# Work required:
Up to and including the line that contains "plt.rcParams['font.family'] = ['Roboto', 'DejaVu", write out each line of the material from its first line, exactly.

▼

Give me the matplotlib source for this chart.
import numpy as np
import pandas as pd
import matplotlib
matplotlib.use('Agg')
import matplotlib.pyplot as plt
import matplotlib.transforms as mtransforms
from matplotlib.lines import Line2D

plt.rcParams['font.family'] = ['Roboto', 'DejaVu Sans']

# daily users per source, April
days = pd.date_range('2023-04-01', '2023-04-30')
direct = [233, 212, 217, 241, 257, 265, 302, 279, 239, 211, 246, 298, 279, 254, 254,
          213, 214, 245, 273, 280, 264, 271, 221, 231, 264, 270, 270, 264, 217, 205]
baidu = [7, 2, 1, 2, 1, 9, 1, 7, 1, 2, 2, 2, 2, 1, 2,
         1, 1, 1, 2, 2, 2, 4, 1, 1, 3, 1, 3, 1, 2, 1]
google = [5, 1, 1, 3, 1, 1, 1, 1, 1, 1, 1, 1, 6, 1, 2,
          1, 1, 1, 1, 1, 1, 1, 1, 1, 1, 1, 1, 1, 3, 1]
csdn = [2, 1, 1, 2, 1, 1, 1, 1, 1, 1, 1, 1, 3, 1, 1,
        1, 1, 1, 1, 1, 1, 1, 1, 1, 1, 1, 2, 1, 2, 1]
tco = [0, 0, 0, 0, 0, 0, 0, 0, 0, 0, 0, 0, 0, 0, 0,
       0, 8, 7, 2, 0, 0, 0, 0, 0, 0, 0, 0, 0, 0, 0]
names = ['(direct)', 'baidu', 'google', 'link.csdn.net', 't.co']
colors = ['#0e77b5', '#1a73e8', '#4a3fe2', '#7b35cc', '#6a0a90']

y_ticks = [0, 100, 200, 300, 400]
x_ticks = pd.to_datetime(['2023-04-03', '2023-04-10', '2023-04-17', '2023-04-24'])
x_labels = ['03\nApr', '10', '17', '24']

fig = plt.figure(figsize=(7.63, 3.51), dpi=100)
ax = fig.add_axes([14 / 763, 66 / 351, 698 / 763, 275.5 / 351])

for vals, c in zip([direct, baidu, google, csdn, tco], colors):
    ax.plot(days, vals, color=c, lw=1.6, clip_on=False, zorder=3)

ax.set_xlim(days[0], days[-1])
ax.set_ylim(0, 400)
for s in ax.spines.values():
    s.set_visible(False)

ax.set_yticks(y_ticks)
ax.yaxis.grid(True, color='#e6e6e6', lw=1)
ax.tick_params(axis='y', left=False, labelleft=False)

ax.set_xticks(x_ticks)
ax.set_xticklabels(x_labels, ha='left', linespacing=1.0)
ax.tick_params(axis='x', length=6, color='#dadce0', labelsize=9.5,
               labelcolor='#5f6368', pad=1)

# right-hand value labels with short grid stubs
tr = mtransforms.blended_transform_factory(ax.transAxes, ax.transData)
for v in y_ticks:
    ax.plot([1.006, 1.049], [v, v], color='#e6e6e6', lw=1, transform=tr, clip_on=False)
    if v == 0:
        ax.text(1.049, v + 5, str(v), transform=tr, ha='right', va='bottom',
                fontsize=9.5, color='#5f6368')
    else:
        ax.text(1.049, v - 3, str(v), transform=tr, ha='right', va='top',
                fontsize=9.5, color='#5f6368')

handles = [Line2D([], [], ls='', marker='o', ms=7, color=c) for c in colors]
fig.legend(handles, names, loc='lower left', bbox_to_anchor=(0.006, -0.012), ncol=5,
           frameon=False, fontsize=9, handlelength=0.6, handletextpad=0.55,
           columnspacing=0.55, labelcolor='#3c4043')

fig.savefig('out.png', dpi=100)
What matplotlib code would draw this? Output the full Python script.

▲

# Exercise output:
Give me the matplotlib source for this chart.
import numpy as np
import pandas as pd
import matplotlib
matplotlib.use('Agg')
import matplotlib.pyplot as plt
import matplotlib.transforms as mtransforms
from matplotlib.lines import Line2D

plt.rcParams['font.family'] = ['Roboto', 'DejaVu Sans']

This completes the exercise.